__Exercise brief__
Please set down all the lines beneath this one exactly, without the pictures.

__Dataset excerpt__

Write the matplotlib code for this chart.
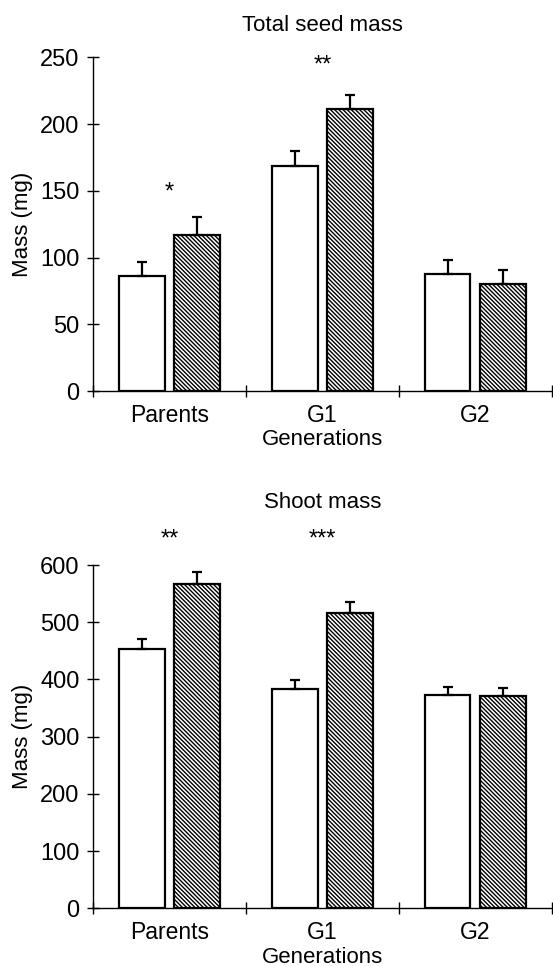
import numpy as np
import matplotlib
matplotlib.use("Agg")
import matplotlib.pyplot as plt

plt.rcParams['font.family'] = ['Liberation Sans', 'DejaVu Sans']
plt.rcParams['hatch.linewidth'] = 1.0

generations = ['Parents', 'G1', 'G2']

# total seed mass (mg): control (white) vs treated (hatched), upper error only
seed_white = [86, 168.5, 87.6]
seed_white_err = [11, 11.5, 10.4]
seed_hatched = [117, 211, 80.5]
seed_hatched_err = [13, 11, 10.5]
seed_stars = ['*', '**', '']
seed_star_y = [144.5, 239.6, 0]

# shoot mass (mg)
shoot_white = [453, 383, 373]
shoot_white_err = [17, 15.5, 13]
shoot_hatched = [566, 517, 371]
shoot_hatched_err = [21, 19, 13.5]
shoot_stars = ['**', '***', '']
shoot_star_y = [634, 634, 0]

seed_ticks = [0, 50, 100, 150, 200, 250]
shoot_ticks = [0, 100, 200, 300, 400, 500, 600]


def draw_panel(ax, white, white_err, hatched, hatched_err, stars, star_y,
               yticks, title, title_pad):
    x = np.arange(len(generations)) + 0.5
    off = 0.182
    w = 0.30
    ax.bar(x - off, white, w, color='white', edgecolor='black', linewidth=1.6, zorder=2)
    ax.bar(x + off, hatched, w, color='white', edgecolor='black', linewidth=1.6,
           hatch='\\\\\\\\\\\\\\\\', zorder=2)
    ax.errorbar(x - off, white, yerr=[np.zeros(len(white)), white_err], fmt='none',
                ecolor='black', elinewidth=1.6, capsize=3.6, capthick=1.6, zorder=3)
    ax.errorbar(x + off, hatched, yerr=[np.zeros(len(hatched)), hatched_err], fmt='none',
                ecolor='black', elinewidth=1.6, capsize=3.6, capthick=1.6, zorder=3)
    for xi, s, sy in zip(x, stars, star_y):
        if s:
            ax.text(xi, sy, s, ha='center', va='baseline', fontsize=17, clip_on=False)

    ax.set_xlim(0, 3)
    ax.set_ylim(yticks[0], yticks[-1])
    ax.set_yticks(yticks)
    ax.set_xticks(x)
    ax.set_xticklabels(generations)
    ax.set_xticks([0, 1, 2, 3], minor=True)
    ax.tick_params(axis='x', which='major', length=0, pad=9, labelsize=16.5)
    ax.tick_params(axis='x', which='minor', length=9, width=1, direction='inout')
    ax.tick_params(axis='y', length=9, width=1, direction='inout', pad=5, labelsize=17)
    for side in ['top', 'right']:
        ax.spines[side].set_visible(False)
    for side in ['left', 'bottom']:
        ax.spines[side].set_linewidth(1)
    ax.set_ylabel('Mass (mg)', fontsize=16, labelpad=5)
    ax.set_xlabel('Generations', fontsize=16, labelpad=2)
    ax.set_title(title, fontsize=16, pad=title_pad)


fig = plt.figure(figsize=(5.53, 9.66), dpi=100)
ax1 = fig.add_axes([0.168, 0.5952, 0.830, 0.3455])
ax2 = fig.add_axes([0.168, 0.0597, 0.830, 0.3554])

draw_panel(ax1, seed_white, seed_white_err, seed_hatched, seed_hatched_err,
           seed_stars, seed_star_y, seed_ticks, 'Total seed mass', 19)
draw_panel(ax2, shoot_white, shoot_white_err, shoot_hatched, shoot_hatched_err,
           shoot_stars, shoot_star_y, shoot_ticks, 'Shoot mass', 41)

fig.savefig('out.png', dpi=100)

__Result for this task__
Write the matplotlib code for this chart.
import numpy as np
import matplotlib
matplotlib.use("Agg")
import matplotlib.pyplot as plt

plt.rcParams['font.family'] = ['Liberation Sans', 'DejaVu Sans']
plt.rcParams['hatch.linewidth'] = 1.0

generations = ['Parents', 'G1', 'G2']

# total seed mass (mg): control (white) vs treated (hatched), upper error only
seed_white = [86, 168.5, 87.6]
seed_white_err = [11, 11.5, 10.4]
seed_hatched = [117, 211, 80.5]
seed_hatched_err = [13, 11, 10.5]
seed_stars = ['*', '**', '']
seed_star_y = [144.5, 239.6, 0]

# shoot mass (mg)
shoot_white = [453, 383, 373]
shoot_white_err = [17, 15.5, 13]
shoot_hatched = [566, 517, 371]
shoot_hatched_err = [21, 19, 13.5]
shoot_stars = ['**', '***', '']
shoot_star_y = [634, 634, 0]

seed_ticks = [0, 50, 100, 150, 200, 250]
shoot_ticks = [0, 100, 200, 300, 400, 500, 600]


def draw_panel(ax, white, white_err, hatched, hatched_err, stars, star_y,
               yticks, title, title_pad):
    x = np.arange(len(generations)) + 0.5
    off = 0.182
    w = 0.30
    ax.bar(x - off, white, w, color='white', edgecolor='black', linewidth=1.6, zorder=2)
    ax.bar(x + off, hatched, w, color='white', edgecolor='black', linewidth=1.6,
           hatch='\\\\\\\\\\\\\\\\', zorder=2)
    ax.errorbar(x - off, white, yerr=[np.zeros(len(white)), white_err], fmt='none',
                ecolor='black', elinewidth=1.6, capsize=3.6, capthick=1.6, zorder=3)
    ax.errorbar(x + off, hatched, yerr=[np.zeros(len(hatched)), hatched_err], fmt='none',
                ecolor='black', elinewidth=1.6, capsize=3.6, capthick=1.6, zorder=3)
    for xi, s, sy in zip(x, stars, star_y):
        if s:
            ax.text(xi, sy, s, ha='center', va='baseline', fontsize=17, clip_on=False)

    ax.set_xlim(0, 3)
    ax.set_ylim(yticks[0], yticks[-1])
    ax.set_yticks(yticks)
    ax.set_xticks(x)
    ax.set_xticklabels(generations)
    ax.set_xticks([0, 1, 2, 3], minor=True)
    ax.tick_params(axis='x', which='major', length=0, pad=9, labelsize=16.5)
    ax.tick_params(axis='x', which='minor', length=9, width=1, direction='inout')
    ax.tick_params(axis='y', length=9, width=1, direction='inout', pad=5, labelsize=17)
    for side in ['top', 'right']:
        ax.spines[side].set_visible(False)
    for side in ['left', 'bottom']:
        ax.spines[side].set_linewidth(1)
    ax.set_ylabel('Mass (mg)', fontsize=16, labelpad=5)
    ax.set_xlabel('Generations', fontsize=16, labelpad=2)
    ax.set_title(title, fontsize=16, pad=title_pad)


fig = plt.figure(figsize=(5.53, 9.66), dpi=100)
ax1 = fig.add_axes([0.168, 0.5952, 0.830, 0.3455])
ax2 = fig.add_axes([0.168, 0.0597, 0.830, 0.3554])

draw_panel(ax1, seed_white, seed_white_err, seed_hatched, seed_hatched_err,
           seed_stars, seed_star_y, seed_ticks, 'Total seed mass', 19)
draw_panel(ax2, shoot_white, shoot_white_err, shoot_hatched, shoot_hatched_err,
           shoot_stars, shoot_star_y, shoot_ticks, 'Shoot mass', 41)

fig.savefig('out.png', dpi=100)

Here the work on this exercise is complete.